Declaration by the House of Commons of England

The Protestation of 1621 was a declaration by the House of Commons of England reaffirming their right to freedom of speech in the face of King James I's belief that they had no right to debate foreign policy.

Many Members of Parliament were unhappy with James' foreign policy. They opposed the Spanish Match (the plan to marry Charles, Prince of Wales to the Spanish Infanta) and wished for a war against Spain. The MPs believed that if they conceded that they had no right to debate matters which displeased the King, Parliament would be obsolete.
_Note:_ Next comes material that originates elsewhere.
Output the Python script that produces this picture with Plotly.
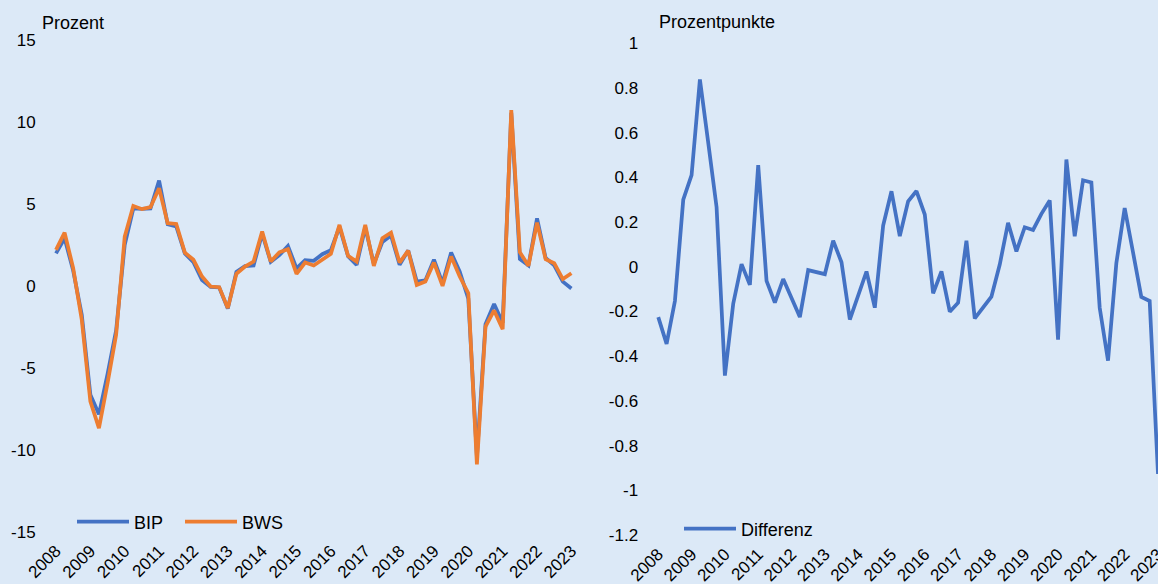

As William Hakewill MP and historian stated: "The privileges of this House are the flowers of the Crown, and we shall never sit here again if they are not maintained". The Commons declared on 18 December 1621:

The commons now assembled in parliament, being justly occasioned thereunto, concerning sundry liberties, franchises, privileges, and jurisdictions of parliament, amongst others not herein mentioned, do make this protestation following:—That the liberties, franchises, privileges, and jurisdictions of parliament are the ancient and undoubted birthright and inheritance of the subjects of England; and that the arduous and urgent affairs concerning the king, state, and the defence of the realm, and of the church of England, and the making and maintenance of laws, and redress of mischiefs, and grievances which daily happen within this realm, are proper subjects and matter of counsel and debate in parliament; and that in the handling and proceeding of those businesses, every member of the house hath, and of right ought to have, freedom of speech to propound, treat, reason, and bring to conclusion the same: that the commons in parliament have like liberty and freedom to treat of those matters, in such order as in their judgments shall seem fittest: and that every such member of the said house hath like freedom from all impeachment, imprisonment, and molestation (other than, by the censure of the house itself), for or concerning any bill, speaking, reasoning, or declaring of any matter or matters, touching the parliament or parliament business; and that, if any of the said members be complained of, and questioned for any thing said or done in parliament, the same is to be showed to the king, by the advice and assent of all the commons assembled in parliament, before the king give credence to any private information.

James formally deleted the Protestation from the Journals of Parliament and dissolved Parliament.